The implementation of blockchain networks could help to improve security, transparency, and efficiency of those payments. Since blockchains eliminate intermediaries, transactions can be made quicker and more efficiently.
Its unique structure secures total privacy and high safety while making and receiving payments. It would also help to reduce remittance transactions fees between banks on both national and international payments, or from financial service providers as money transfer operators. Yet, the challenge would remain in assuring unbanked individuals have access to a device that has the ability to run eWallets.
Another approach surges as a niche market of cryptocurrency-based financial services, Decentralized Finance (DeFi). Those digital token based platforms offer decentralized lending, trading, borrowing and yield farming, as well as profit making opportunities, and smart contracts.
Unfortunately, the most innovative tech and apps are not worth much if they cannot be accessed by the users who need them. Unbanked adults are often unconnected, which leads to an inability to use digital services in the first place.
While other companies are using blockchain technology to create tools for financial inclusion, 3air focuses on a wholesome solution with connectivity in mind.
One third of the global adult population does not have access to financial services. Yet there are still 3 billion people who cannot access banking nor blockchain services because they are not connected to the internet. That is why 3air makes connectivity a priority and uses proprietary technology to build broadband infrastructure, connecting billions to the internet and the 3air platform.
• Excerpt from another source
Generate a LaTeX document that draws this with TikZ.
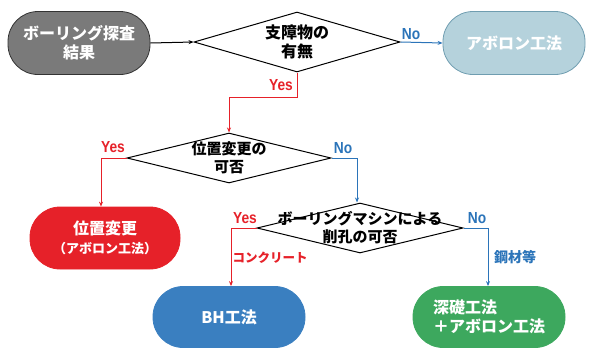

By establishing connection to the internet, 3air solves a fundamental problem which hinders a big part of the population to access all the life-enhancing blockchain services that are being developed. Besides creating educational opportunities, which can help solving the main cause of unbanked and underbanked households of not having enough income, 3air helps to generate multiple passive and active revenue streams.
In the end, financial inclusion cannot consist in merely creating financial infrastructures, it has to follow the purpose of creating financial health. And once that is given, providing access to banking technology via the use of crypto, credit cards, bank transfers or cash to access decentralized lending, borrowing and yield farming will become accessible and attractive to any business or individual.